The 67-year-old heavy metal hero from Stoke-on-Trent also suffers from diabetes, and a tour including a stop at Wolverhampton Civic Hall, has had to be cancelled at the last minute.
It is a huge blow for the band, who have just released their 21st studio album, Aftershock, and were being lined up for big festival dates next year in addition to an exhausting four-month tour.
“We have made the decision because I am not quite ready to hit the road yet, and am working my way back to full fitness and rude health,” said Lemmy,
“Don’t worry, I’m not about to start promoting veganism and alcohol-free beverages, but it is fair to say that I personally have been reconfiguring areas of my life to make sure I can come back fitter and stronger than ever.
“It disappointed me tremendously to have to say I wasn’t quite ready to hit the road yet, but not nearly as much as it would’ve disappointed me to go out, play some average shows and watch my health give way long before the tour was over!
“When people come to see a Motörhead tour, they expect a Motörhead show, and that is exactly what you will get as soon as I am fit and ready to rumble.”
Guitarist Phil Campbell revealed that Lemmy’s notorious tough guy image made it hard for him to accept help when he fell ill.
“Lemmy’s continuing health problems have given us no option but to postpone the European tour which was due to start this month,” he said.
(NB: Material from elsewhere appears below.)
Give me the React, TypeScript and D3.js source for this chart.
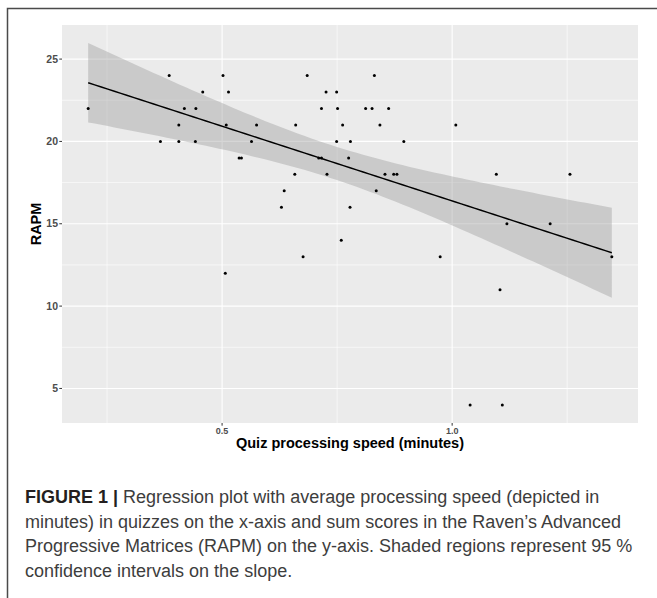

“He had a pacemaker fitted earlier in the year because he’d been suffering from irregular heartbeats, and then his diabetes started playing him up.
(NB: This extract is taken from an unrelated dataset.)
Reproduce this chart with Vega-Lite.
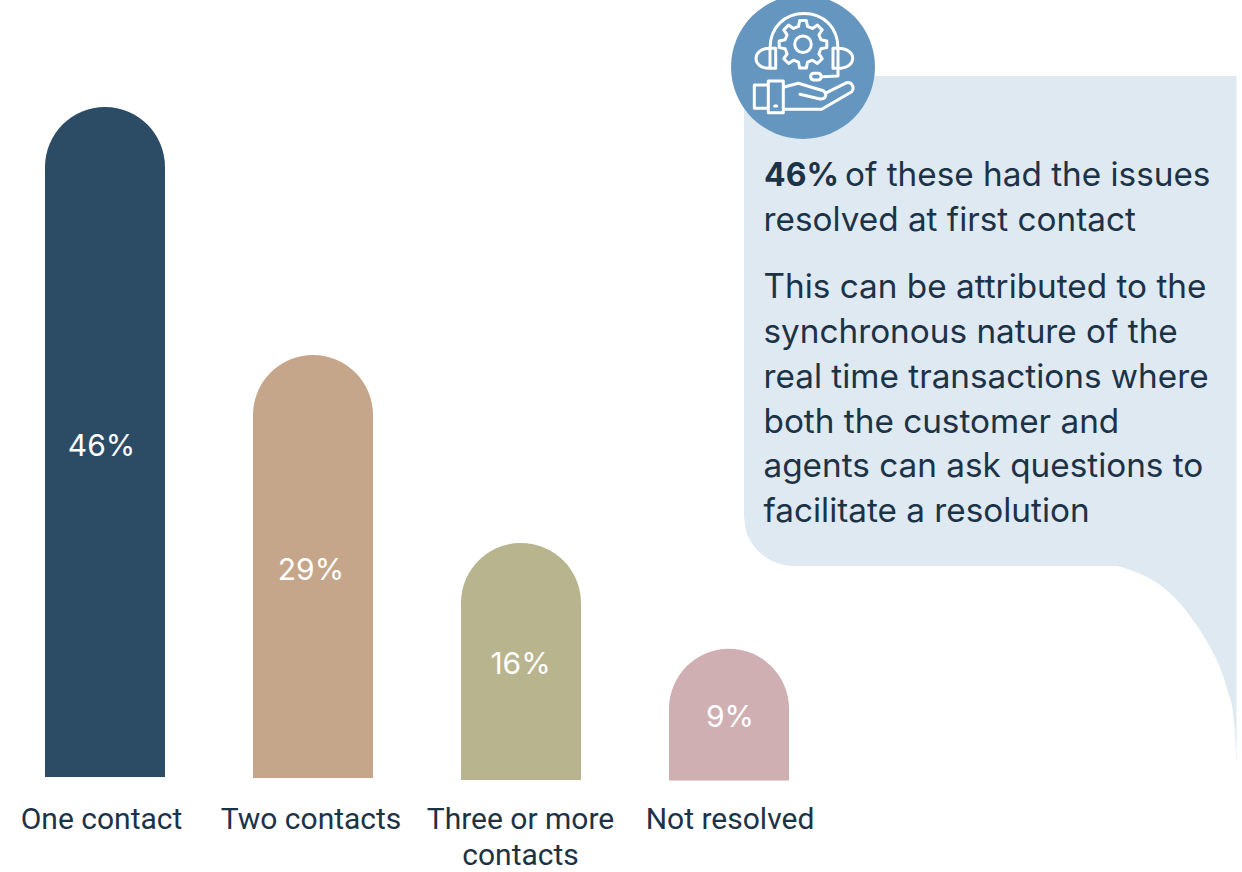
{
"$schema":"https://vega.github.io/schema/vega-lite/v6.json",
"width":1242,"height":872,"padding":0,
"autosize":{"type":"fit","contains":"padding"},
"background":"#ffffff",
"config":{"view":{"stroke":null}},
"datasets":{
"bars":[
{"category":"One contact","axisLabel":"One contact","value":45.96,"base":0.07,"label":"46%"},
{"category":"Two contacts","axisLabel":"Two contacts","value":28.97,"base":0,"label":"29%"},
{"category":"Three or more contacts","axisLabel":"Three or more\ncontacts","value":16.1,"base":-0.14,"label":"16%"},
{"category":"Not resolved","axisLabel":"Not resolved","value":8.85,"base":-0.17,"label":"9%"}
],
"panel":[
{"x":744,"bottom":516,"top":76},{"x":745.7,"bottom":529,"top":76},{"x":750.7,"bottom":541,"top":76},{"x":758.6,"bottom":551.4,"top":76},{"x":769,"bottom":559.3,"top":76},{"x":781,"bottom":564.3,"top":76},{"x":794,"bottom":566,"top":76},
{"x":1115,"bottom":566,"top":76},{"x":1130,"bottom":570,"top":76},{"x":1147,"bottom":577,"top":76},{"x":1160,"bottom":585,"top":76},{"x":1177,"bottom":600,"top":76},{"x":1193,"bottom":620,"top":76},{"x":1210,"bottom":647,"top":76},{"x":1222,"bottom":673,"top":76},{"x":1228,"bottom":692,"top":76},{"x":1233,"bottom":713,"top":76},{"x":1235,"bottom":733,"top":76},{"x":1236,"bottom":753,"top":76},{"x":1236.5,"bottom":770,"top":76}
],
"badge":[{"x":803,"y":67}],
"bold":[{"x":764,"y":176,"t":"46%"}],
"body":[
{"x":845,"y":176,"t":"of these had the issues"},
{"x":763.5,"y":221,"t":"resolved at first contact"},
{"x":763.5,"y":288,"t":"This can be attributed to the"},
{"x":763.5,"y":333,"t":"synchronous nature of the"},
{"x":763.5,"y":378,"t":"real time transactions where"},
{"x":763.5,"y":423,"t":"both the customer and"},
{"x":763.5,"y":467,"t":"agents can ask questions to"},
{"x":763.5,"y":512,"t":"facilitate a resolution"}
]
},
"resolve":{"scale":{"x":"independent","y":"independent","color":"independent"}},
"layer":[
{"data":{"name":"panel"},"mark":{"type":"area","color":"#dfe9f2","clip":true,"interpolate":"monotone"},
"encoding":{
"x":{"field":"x","type":"quantitative","scale":{"domain":[0,1242],"nice":false,"zero":false},"axis":null},
"y":{"field":"bottom","type":"quantitative","scale":{"domain":[872,0],"nice":false,"zero":false},"axis":null,"stack":null},
"y2":{"field":"top"}}},
{"data":{"name":"badge"},"mark":{"type":"point","shape":"circle","filled":true,"color":"#6496c0","opacity":1,"size":20736,"clip":true},
"encoding":{
"x":{"field":"x","type":"quantitative","scale":{"domain":[0,1242],"nice":false,"zero":false},"axis":null},
"y":{"field":"y","type":"quantitative","scale":{"domain":[872,0],"nice":false,"zero":false},"axis":null}}},
{"data":{"name":"badge"},"mark":{"type":"point","filled":false,"opacity":1,"size":4,"clip":true,"stroke":"#ffffff","strokeWidth":3,"strokeJoin":"round","strokeCap":"round",
"shape":"M-4.5,-40.6L-3.3,-46.5L3.3,-46.5L4.5,-40.6L9.5,-38.6L14.4,-41.9L19.2,-37.1L15.9,-32.2L17.9,-27.2L23.8,-26L23.8,-19.4L17.9,-18.2L15.9,-13.2L19.2,-8.3L14.4,-3.5L9.5,-6.8L4.5,-4.8L3.3,1.1L-3.3,1.1L-4.5,-4.8L-9.5,-6.8L-14.4,-3.5L-19.2,-8.3L-15.9,-13.2L-17.9,-18.2L-23.8,-19.4L-23.8,-26L-17.9,-27.2L-15.9,-32.2L-19.2,-37.1L-14.4,-41.9L-9.5,-38.6ZM-8.3,-22.7A8.3,8.3 0 1,1 8.3,-22.7A8.3,8.3 0 1,1 -8.3,-22.7ZM-33,-18.7C-33,-40 -18,-53.5 1,-53.5C20,-53.5 35,-40 35,-18.7M-33,-18.7L-27.3,-18.7L-27.3,1.3L-33,1.3C-42,1.3 -47,-3 -47,-8.7C-47,-14 -42,-18.7 -33,-18.7ZM-33,-18.7L-33,1.3M35,-18.7L30,-18.7L30,1.3L35,1.3C44,1.3 49.7,-3 49.7,-8.7C49.7,-14 44,-18.7 35,-18.7ZM35,-18.7L35,9L18.7,9.7M10.5,6.3L15.3,6.3A3.4,3.4 0 0 1 15.3,13L10.5,13A3.4,3.4 0 0 1 10.5,6.3ZM-48.7,18L-34.7,18L-34.7,41.3L-48.7,41.3ZM-34.7,14L-19.7,14L-19.7,45.7L-34.7,45.7ZM-28.3,39L-26.3,39M-19.7,20.3L-4.7,16.3L20.3,23.7C25.3,28 22,32.3 17,32L-3,27.3M23.7,25.7L43.7,15.7C48.7,14.7 52,20.3 48.7,24.7L18.7,42.3L-19.7,42.3"},
"encoding":{
"x":{"field":"x","type":"quantitative","scale":{"domain":[0,1242],"nice":false,"zero":false},"axis":null},
"y":{"field":"y","type":"quantitative","scale":{"domain":[872,0],"nice":false,"zero":false},"axis":null}}},
{"data":{"name":"bars"},"mark":{"type":"bar","cornerRadiusTopLeft":60,"cornerRadiusTopRight":60},
"encoding":{
"x":{"field":"category","type":"nominal","sort":null,"scale":{"domain":["One contact","Two contacts","Three or more contacts","Not resolved"],"range":[1,833],"paddingInner":0.4231,"paddingOuter":0.2115},"axis":null},
"y":{"field":"value","type":"quantitative","stack":null,"scale":{"domain":[-6.44,53.29],"nice":false,"zero":false},"axis":null},
"y2":{"field":"base"},
"color":{"field":"category","type":"nominal","legend":null,"scale":{"domain":["One contact","Two contacts","Three or more contacts","Not resolved"],"range":["#2c4c66","#c5a68a","#b8b48d","#d0afb3"]}}}},
{"data":{"name":"bars"},"mark":{"type":"text","color":"#ffffff","font":"Inter","fontSize":30,"baseline":"middle","align":"center","dy":4.5},
"encoding":{
"x":{"field":"category","type":"nominal","sort":null,"scale":{"domain":["One contact","Two contacts","Three or more contacts","Not resolved"],"range":[-3.25,834.75],"paddingInner":0.4231,"paddingOuter":0.2115},"axis":null},
"y":{"field":"value","type":"quantitative","stack":null,"scale":{"domain":[-12.88,106.58],"nice":false,"zero":false},"axis":null},
"text":{"field":"label"}}},
{"data":{"name":"bars"},"mark":{"type":"text","color":"#1c3347","font":"Roboto","fontSize":30,"baseline":"top","align":"center","lineBreak":"\n","lineHeight":36},
"encoding":{
"x":{"field":"category","type":"nominal","sort":null,"scale":{"domain":["One contact","Two contacts","Three or more contacts","Not resolved"],"range":[-3.25,834.75],"paddingInner":0.4231,"paddingOuter":0.2115},"axis":null},
"y":{"datum":804.5,"type":"quantitative","scale":{"domain":[872,0],"nice":false,"zero":false},"axis":null},
"text":{"field":"axisLabel"}}},
{"data":{"name":"body"},"mark":{"type":"text","color":"#1c3347","font":"Inter","fontSize":33.3,"baseline":"middle","align":"left"},
"encoding":{
"x":{"field":"x","type":"quantitative","scale":{"domain":[0,1242],"nice":false,"zero":false},"axis":null},
"y":{"field":"y","type":"quantitative","scale":{"domain":[872,0],"nice":false,"zero":false},"axis":null},
"text":{"field":"t"}}},
{"data":{"name":"bold"},"mark":{"type":"text","color":"#1c3347","font":"Inter","fontSize":32,"fontWeight":"bold","baseline":"middle","align":"left"},
"encoding":{
"x":{"field":"x","type":"quantitative","scale":{"domain":[0,1242],"nice":false,"zero":false},"axis":null},
"y":{"field":"y","type":"quantitative","scale":{"domain":[872,0],"nice":false,"zero":false},"axis":null},
"text":{"field":"t"}}}
]
}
“The good news is that his ticker’s fine now and he’s made sufficient changes to his lifestyle and diet in order to combat the diabetes.
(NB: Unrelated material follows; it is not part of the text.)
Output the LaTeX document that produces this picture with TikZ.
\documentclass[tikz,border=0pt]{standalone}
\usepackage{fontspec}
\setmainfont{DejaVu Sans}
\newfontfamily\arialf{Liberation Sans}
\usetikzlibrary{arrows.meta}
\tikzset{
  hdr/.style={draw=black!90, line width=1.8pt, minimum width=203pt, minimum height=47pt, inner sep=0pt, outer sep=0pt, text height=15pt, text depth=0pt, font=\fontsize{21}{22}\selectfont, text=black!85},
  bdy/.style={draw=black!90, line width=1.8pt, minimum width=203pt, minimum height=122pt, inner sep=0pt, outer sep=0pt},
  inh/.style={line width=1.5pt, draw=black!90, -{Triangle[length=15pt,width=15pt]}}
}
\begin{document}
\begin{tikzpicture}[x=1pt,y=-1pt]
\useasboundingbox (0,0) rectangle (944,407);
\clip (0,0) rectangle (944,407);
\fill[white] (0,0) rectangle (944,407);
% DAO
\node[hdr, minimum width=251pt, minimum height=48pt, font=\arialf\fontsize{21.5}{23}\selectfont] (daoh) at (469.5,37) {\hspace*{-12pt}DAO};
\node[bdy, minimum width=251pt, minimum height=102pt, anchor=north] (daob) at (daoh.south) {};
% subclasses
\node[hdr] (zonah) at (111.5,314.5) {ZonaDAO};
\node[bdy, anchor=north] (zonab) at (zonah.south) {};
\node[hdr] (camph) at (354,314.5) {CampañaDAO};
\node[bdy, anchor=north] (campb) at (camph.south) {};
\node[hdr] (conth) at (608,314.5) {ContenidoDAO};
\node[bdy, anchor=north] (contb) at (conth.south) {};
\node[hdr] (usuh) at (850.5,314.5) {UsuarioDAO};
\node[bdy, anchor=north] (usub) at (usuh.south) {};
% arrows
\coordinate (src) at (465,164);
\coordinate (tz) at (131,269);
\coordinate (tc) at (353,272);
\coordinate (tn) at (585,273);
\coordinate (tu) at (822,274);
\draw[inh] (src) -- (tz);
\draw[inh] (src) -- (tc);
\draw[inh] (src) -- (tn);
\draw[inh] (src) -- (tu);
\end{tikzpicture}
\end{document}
“It’s just that he felt he wasn’t 100 per cent ready to go back on the road just yet.
“As a result we put the dates back to enable him to build himself back up to full fitness.”
He added that while most fans had come to regard the gravel-throated singer as an unstoppable, hell-raising war horse destined to rock on for ever, he had very different view of the vicar’s son otherwise known as Ian Fraser Kilmister.
“Look, none of us are getting any younger, so Lemmy’s condition didn’t exactly come as a massive shock,” said Campbell, 52. “But the older we get, the more we tend to be there for one another and back each other up.
“The main problem is that he’s displayed such a hard persona all his life that it makes it difficult for him to let people in. He’s like the John Wayne of rock – always wanting to soldier on and handle things on his own, you know?”
Tickets for Motorhead’s November 19 show at the Civic Hall will remain valid once dates are rescheduled in the new year.